Mazda Shinari Concept

The Mazda SHINARI is a pure design concept model of a four-door, four-seater sports coupe which perfectly expresses the ‘KODO – Soul of Motion’ design theme in a graceful and carefree form.

The Japanese word shinari describes the powerful yet supple appearance of great resilient force when objects of high tensile strength, such as steel or bamboo, are twisted or bent. It also refers to the appearance of a person or animal as it flexibly transforms its body to generate a fast movement. Within this movement, Mazda designers discovered the potential to realize ‘KODO – Soul of Motion’.
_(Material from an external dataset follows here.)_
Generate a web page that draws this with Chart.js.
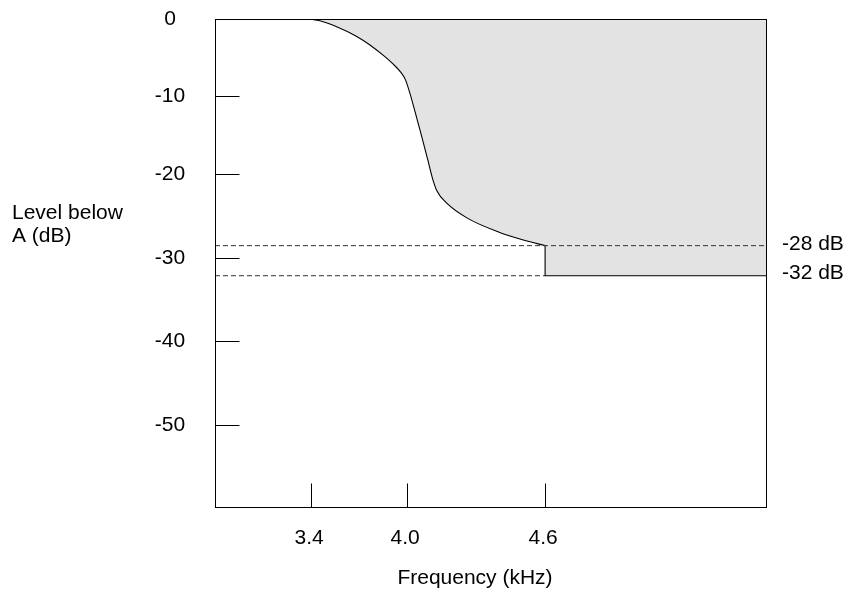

One glance at SHINARI stirs the emotions. Its form expresses the powerful movement of a lean body with highly developed muscles, supple but at the same time filled with tension. Mazda’s desire is to reach car lovers’ hearts and go beyond the notion of rational logic. This form purely embodies that desire.

Yasushi Nakamuta, the chief designer who led the design of the third generation Mazda MX-5, was the first to begin the ideation of the SHINARI concept: “The challenge for us was to create an innovative new expression for energetic and powerful movement; something that we had never attempted before. We began by developing the design around the image of a predator, as it strikes at its prey, or the stabbing movement in kendo, Japanese fencing, to express the instant where accumulated force is released.”

Translating this initial moment of ‘instantaneous movement’ being pursued by Mazda design into the SHINARI concept car presented various challenges to both the designers and the modelers working on the project. The process involved a series of activities that saw the team draw inspiration from a variety of places. This included each team member creating sketches and freely sculpting models from clay to represent their own perceptions of ‘KODO – Soul of Motion’. It then continued with the exploration of the functional beauty seen in traditional Japanese crafts and the motion witnessed in Japan’s ancient martial arts.